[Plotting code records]
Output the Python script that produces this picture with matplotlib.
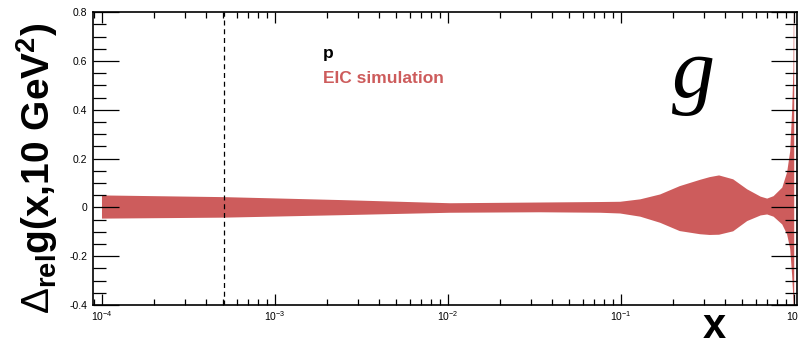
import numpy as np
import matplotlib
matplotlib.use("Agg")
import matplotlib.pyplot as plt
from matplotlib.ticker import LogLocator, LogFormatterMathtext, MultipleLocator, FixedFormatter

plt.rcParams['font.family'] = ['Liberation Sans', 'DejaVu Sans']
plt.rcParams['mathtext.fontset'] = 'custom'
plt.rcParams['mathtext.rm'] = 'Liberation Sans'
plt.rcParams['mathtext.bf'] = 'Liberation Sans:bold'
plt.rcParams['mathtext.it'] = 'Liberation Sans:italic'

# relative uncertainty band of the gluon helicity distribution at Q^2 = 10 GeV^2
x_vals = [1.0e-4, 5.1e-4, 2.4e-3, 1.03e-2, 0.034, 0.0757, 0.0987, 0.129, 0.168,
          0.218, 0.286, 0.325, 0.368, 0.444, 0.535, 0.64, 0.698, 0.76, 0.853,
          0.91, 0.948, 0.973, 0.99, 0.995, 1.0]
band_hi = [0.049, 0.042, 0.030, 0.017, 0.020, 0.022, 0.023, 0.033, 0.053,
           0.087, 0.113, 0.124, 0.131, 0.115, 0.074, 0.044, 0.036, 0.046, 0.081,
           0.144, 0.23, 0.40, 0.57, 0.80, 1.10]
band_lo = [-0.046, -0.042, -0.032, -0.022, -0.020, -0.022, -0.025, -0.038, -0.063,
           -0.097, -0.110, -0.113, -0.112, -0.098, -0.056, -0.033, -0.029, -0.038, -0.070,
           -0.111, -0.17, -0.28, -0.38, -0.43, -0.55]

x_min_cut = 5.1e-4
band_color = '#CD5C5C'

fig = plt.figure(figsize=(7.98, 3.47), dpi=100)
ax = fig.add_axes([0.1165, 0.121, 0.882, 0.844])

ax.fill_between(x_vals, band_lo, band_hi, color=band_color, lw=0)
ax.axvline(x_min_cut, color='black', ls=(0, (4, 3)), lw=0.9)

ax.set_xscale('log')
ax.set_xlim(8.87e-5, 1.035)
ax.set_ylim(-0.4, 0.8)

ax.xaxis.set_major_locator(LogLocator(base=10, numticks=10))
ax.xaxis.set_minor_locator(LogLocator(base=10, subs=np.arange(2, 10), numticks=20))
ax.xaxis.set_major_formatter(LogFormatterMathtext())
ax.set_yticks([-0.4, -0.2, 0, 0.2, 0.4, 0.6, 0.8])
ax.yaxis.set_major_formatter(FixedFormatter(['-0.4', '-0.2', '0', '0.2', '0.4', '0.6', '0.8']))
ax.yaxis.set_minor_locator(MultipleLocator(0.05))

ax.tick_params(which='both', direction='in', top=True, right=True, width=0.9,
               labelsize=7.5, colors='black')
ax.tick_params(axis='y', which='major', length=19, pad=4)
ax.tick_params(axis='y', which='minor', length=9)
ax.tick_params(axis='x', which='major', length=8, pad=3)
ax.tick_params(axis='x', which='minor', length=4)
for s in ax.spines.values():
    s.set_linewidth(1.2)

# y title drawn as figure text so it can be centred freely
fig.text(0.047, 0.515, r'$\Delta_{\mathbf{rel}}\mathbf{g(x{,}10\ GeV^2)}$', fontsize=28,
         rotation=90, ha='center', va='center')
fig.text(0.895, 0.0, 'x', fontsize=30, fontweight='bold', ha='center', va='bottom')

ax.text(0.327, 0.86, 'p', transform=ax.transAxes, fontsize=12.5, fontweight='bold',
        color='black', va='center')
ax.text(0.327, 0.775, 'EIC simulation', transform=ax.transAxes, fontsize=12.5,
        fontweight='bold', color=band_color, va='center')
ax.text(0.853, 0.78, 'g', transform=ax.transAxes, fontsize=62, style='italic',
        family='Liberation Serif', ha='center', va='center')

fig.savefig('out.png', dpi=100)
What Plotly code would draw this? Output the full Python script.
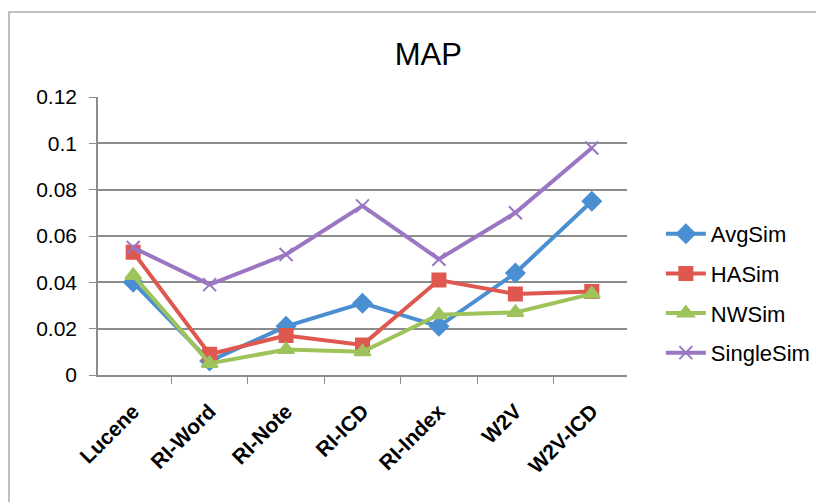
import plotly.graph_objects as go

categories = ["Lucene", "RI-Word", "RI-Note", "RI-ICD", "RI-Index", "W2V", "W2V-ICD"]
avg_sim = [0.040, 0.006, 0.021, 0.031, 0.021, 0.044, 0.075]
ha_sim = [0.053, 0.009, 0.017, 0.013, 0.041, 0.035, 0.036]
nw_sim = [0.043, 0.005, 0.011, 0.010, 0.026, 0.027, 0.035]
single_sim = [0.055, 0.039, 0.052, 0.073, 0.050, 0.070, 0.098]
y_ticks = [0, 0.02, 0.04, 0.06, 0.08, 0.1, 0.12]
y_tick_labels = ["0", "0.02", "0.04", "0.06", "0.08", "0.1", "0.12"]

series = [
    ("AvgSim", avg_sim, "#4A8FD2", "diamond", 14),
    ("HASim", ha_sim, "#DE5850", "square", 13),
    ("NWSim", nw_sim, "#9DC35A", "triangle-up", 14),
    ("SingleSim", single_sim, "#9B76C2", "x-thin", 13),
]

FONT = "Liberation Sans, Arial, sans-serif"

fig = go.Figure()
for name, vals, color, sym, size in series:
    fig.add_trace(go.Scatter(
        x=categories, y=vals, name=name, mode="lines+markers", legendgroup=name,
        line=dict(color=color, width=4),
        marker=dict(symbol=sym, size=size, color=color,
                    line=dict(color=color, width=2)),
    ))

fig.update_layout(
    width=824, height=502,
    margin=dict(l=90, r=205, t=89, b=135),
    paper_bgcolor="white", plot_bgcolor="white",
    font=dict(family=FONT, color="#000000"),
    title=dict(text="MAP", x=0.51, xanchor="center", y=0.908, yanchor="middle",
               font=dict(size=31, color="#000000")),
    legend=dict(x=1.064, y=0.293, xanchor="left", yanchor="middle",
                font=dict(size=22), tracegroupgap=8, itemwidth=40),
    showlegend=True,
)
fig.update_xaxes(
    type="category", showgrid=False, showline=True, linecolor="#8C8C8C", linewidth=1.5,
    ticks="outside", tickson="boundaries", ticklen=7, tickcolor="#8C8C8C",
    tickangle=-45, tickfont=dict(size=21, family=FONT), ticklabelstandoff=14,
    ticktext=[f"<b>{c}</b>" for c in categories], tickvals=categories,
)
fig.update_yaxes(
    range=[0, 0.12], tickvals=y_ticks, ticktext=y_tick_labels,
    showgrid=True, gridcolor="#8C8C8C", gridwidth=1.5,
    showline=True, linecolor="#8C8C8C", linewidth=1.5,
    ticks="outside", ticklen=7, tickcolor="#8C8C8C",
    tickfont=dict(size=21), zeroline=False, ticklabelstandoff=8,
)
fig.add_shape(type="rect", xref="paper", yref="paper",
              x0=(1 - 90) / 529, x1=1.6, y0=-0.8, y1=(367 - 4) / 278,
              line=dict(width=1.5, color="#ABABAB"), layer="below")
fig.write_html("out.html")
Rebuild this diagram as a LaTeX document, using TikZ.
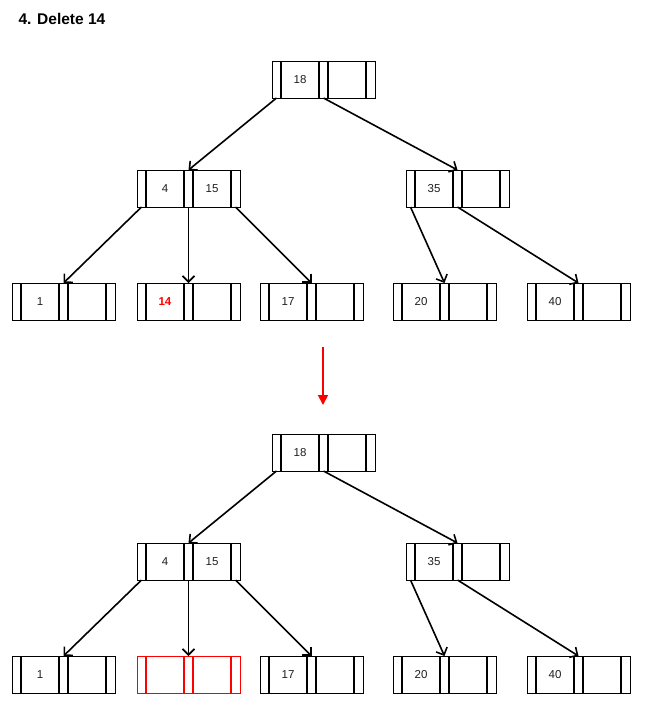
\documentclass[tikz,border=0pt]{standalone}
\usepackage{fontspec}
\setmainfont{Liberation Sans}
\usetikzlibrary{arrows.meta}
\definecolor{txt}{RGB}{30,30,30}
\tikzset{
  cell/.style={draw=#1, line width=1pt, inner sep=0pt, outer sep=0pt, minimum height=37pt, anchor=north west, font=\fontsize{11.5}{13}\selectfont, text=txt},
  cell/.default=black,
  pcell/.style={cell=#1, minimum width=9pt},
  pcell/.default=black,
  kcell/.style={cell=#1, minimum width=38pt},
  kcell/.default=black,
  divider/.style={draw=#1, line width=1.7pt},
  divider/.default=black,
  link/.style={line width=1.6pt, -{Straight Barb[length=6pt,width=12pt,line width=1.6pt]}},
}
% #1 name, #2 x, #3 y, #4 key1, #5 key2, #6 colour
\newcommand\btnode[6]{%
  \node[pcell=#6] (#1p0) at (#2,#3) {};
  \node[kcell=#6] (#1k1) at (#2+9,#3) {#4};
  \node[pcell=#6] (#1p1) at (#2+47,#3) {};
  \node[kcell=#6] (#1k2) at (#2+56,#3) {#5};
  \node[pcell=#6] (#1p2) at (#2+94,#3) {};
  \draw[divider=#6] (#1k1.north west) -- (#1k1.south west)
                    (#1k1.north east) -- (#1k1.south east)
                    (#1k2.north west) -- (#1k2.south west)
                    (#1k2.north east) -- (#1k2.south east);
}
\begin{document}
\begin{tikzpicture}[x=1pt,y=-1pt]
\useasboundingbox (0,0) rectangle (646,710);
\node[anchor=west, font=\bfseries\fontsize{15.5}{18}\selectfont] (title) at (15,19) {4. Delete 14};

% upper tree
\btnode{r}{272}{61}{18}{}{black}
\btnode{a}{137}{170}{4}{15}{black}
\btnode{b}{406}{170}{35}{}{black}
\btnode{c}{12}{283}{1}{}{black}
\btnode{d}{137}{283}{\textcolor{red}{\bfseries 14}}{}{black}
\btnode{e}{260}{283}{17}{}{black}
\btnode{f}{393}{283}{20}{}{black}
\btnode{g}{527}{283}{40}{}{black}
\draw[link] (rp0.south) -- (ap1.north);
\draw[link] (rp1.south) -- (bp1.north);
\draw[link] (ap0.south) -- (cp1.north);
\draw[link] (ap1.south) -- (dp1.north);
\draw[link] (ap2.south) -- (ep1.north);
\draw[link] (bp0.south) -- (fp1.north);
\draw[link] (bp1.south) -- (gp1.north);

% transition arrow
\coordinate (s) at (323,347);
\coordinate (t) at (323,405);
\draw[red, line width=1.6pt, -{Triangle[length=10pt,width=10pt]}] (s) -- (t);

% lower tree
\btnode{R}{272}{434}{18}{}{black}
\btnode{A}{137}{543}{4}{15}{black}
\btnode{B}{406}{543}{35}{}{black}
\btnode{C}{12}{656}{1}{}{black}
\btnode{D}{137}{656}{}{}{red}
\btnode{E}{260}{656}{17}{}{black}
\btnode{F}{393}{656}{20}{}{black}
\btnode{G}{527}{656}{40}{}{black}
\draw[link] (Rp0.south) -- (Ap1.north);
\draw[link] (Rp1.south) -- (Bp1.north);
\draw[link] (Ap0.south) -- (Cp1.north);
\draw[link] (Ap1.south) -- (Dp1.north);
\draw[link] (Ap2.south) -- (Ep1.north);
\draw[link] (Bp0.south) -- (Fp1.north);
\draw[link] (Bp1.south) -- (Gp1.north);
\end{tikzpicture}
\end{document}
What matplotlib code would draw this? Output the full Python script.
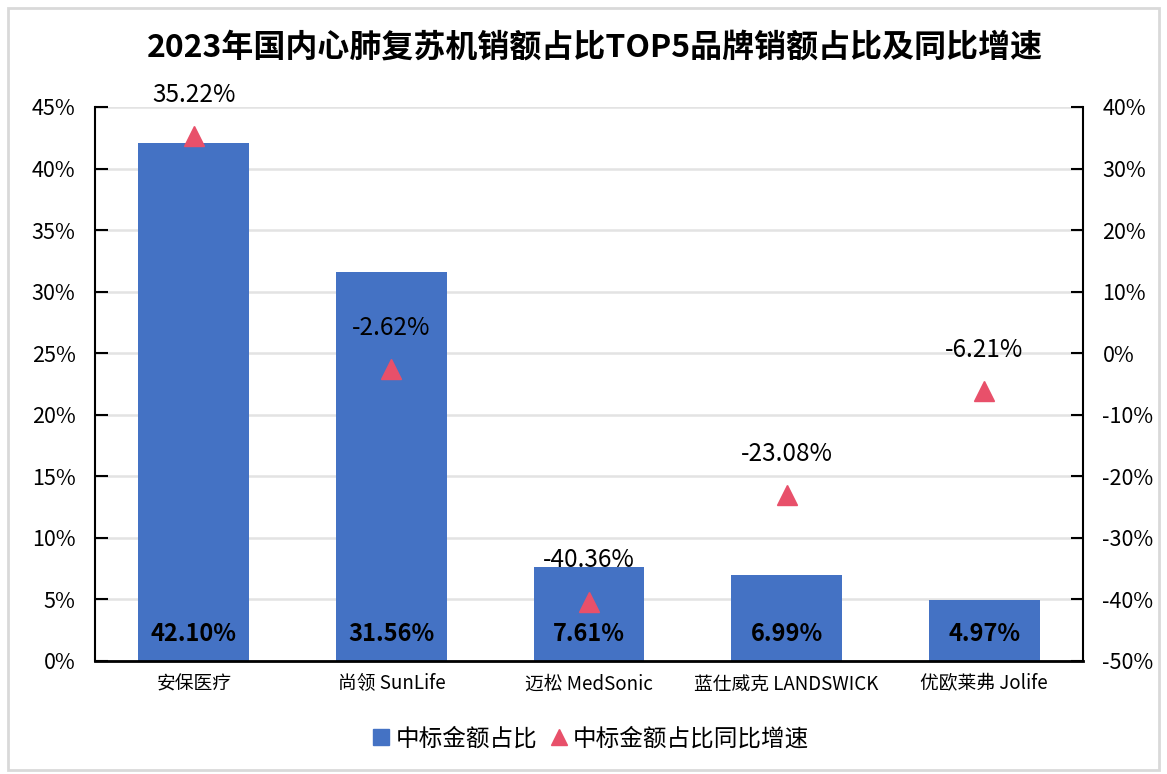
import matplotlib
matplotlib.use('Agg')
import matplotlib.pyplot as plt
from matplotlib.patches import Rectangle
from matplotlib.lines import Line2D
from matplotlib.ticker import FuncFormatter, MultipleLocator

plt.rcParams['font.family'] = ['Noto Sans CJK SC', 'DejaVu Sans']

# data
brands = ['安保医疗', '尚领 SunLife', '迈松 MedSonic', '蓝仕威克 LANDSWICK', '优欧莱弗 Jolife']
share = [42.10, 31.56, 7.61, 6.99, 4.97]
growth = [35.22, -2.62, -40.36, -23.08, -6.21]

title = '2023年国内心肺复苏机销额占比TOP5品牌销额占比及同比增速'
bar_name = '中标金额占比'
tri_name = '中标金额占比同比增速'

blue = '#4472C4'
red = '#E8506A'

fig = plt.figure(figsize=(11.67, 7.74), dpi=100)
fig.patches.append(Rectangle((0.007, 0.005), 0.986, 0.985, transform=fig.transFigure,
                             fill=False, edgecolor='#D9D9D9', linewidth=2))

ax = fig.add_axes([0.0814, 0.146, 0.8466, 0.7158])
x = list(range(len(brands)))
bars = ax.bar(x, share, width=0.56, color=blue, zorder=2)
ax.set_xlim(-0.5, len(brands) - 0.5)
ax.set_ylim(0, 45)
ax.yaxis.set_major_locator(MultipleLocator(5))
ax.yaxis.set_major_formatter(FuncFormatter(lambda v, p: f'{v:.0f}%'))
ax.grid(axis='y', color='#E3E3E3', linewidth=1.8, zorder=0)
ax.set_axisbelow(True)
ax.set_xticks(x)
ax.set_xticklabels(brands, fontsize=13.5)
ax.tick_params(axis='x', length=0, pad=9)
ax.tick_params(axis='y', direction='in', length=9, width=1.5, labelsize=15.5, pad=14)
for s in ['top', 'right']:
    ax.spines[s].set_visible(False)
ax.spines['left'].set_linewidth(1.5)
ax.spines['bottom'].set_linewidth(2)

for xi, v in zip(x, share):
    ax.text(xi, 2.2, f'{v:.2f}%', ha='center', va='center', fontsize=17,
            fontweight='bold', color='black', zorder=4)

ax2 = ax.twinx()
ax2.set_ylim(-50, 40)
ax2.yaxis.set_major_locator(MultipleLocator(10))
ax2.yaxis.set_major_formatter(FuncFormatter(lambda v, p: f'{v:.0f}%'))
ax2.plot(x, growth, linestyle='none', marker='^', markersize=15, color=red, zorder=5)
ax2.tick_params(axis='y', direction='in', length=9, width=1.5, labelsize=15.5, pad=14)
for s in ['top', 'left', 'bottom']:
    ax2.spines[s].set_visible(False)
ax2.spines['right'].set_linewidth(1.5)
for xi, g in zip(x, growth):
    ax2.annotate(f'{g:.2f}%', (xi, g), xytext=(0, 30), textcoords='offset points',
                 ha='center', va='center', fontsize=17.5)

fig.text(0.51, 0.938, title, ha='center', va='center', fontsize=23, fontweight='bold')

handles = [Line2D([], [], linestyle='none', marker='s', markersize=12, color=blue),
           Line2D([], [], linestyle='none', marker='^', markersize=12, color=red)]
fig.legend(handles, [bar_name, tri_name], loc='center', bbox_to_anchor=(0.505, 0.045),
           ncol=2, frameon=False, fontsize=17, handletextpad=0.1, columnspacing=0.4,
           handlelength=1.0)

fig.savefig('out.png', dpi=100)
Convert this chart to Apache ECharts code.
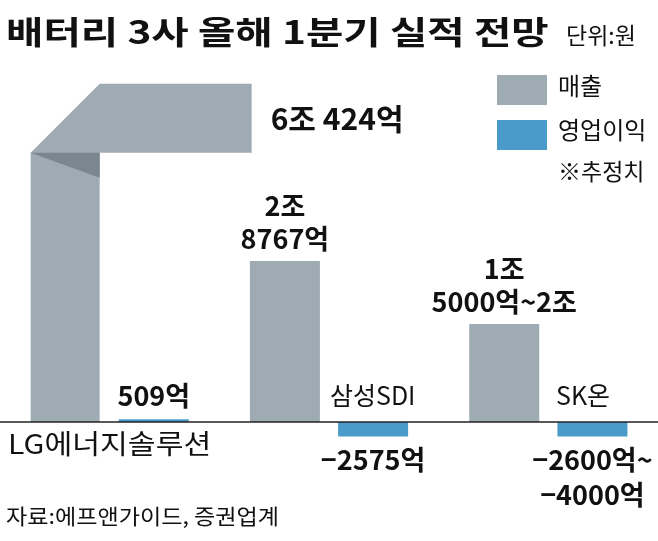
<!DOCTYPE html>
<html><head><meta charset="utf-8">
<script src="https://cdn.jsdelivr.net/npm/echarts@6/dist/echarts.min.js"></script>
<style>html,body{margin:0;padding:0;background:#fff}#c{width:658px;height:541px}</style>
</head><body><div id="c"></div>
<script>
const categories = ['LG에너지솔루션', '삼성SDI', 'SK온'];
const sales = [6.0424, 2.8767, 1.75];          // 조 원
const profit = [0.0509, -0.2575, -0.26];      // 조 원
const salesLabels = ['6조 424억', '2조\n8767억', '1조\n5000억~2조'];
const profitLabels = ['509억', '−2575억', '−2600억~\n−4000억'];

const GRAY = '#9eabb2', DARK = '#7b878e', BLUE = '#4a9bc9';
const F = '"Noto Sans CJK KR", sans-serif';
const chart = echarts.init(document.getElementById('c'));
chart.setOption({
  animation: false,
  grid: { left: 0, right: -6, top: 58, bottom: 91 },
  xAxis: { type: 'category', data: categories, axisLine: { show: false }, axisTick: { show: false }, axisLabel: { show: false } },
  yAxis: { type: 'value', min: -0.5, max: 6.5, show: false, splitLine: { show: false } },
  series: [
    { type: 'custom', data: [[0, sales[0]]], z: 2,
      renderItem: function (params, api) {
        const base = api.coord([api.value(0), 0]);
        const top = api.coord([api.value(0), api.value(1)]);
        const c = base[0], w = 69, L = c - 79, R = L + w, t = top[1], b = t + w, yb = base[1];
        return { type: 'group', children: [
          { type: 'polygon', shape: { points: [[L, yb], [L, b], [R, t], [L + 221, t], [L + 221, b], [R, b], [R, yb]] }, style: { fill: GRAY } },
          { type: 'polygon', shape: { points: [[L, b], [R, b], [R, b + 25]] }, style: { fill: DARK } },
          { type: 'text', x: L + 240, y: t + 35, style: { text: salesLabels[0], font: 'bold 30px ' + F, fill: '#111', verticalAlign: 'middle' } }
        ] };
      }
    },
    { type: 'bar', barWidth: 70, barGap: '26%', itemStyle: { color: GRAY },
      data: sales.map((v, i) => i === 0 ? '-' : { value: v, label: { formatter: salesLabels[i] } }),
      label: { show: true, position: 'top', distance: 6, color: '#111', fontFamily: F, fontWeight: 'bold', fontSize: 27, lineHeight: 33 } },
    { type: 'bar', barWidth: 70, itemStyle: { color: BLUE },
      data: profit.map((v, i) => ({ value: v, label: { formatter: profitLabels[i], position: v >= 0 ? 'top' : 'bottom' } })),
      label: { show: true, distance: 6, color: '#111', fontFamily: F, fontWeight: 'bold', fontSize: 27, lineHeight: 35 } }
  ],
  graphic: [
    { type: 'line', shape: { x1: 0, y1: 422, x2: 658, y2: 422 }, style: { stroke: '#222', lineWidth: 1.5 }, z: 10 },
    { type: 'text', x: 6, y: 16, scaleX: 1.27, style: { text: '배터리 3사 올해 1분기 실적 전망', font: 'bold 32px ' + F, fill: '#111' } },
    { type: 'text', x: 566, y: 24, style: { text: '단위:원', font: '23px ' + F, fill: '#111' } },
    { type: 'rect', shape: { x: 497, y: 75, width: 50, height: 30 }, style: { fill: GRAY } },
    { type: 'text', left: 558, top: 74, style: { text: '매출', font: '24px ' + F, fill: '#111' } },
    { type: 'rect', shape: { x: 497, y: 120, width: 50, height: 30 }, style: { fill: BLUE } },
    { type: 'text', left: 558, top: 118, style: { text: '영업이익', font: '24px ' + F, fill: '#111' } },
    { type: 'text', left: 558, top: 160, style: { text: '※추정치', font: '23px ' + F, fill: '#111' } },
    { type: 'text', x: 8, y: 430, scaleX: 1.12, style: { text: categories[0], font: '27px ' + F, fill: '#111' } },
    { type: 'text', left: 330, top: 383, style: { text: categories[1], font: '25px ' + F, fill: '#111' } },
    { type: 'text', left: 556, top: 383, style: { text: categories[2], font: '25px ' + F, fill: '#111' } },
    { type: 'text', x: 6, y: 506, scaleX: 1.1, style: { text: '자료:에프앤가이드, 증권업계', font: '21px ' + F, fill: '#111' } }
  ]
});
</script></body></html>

» TASK DESCRIPTION: From the records above, copy only the lines running from the line holding "Convert this chart to Apache ECharts code." through the line holding "const profitLabels = ['509억', '−2575억', '−2600억~\n−4000억'];", with no pictures.

» TASK SOLUTION:
Convert this chart to Apache ECharts code.
<!DOCTYPE html>
<html><head><meta charset="utf-8">
<script src="https://cdn.jsdelivr.net/npm/echarts@6/dist/echarts.min.js"></script>
<style>html,body{margin:0;padding:0;background:#fff}#c{width:658px;height:541px}</style>
</head><body><div id="c"></div>
<script>
const categories = ['LG에너지솔루션', '삼성SDI', 'SK온'];
const sales = [6.0424, 2.8767, 1.75];          // 조 원
const profit = [0.0509, -0.2575, -0.26];      // 조 원
const salesLabels = ['6조 424억', '2조\n8767억', '1조\n5000억~2조'];
const profitLabels = ['509억', '−2575억', '−2600억~\n−4000억'];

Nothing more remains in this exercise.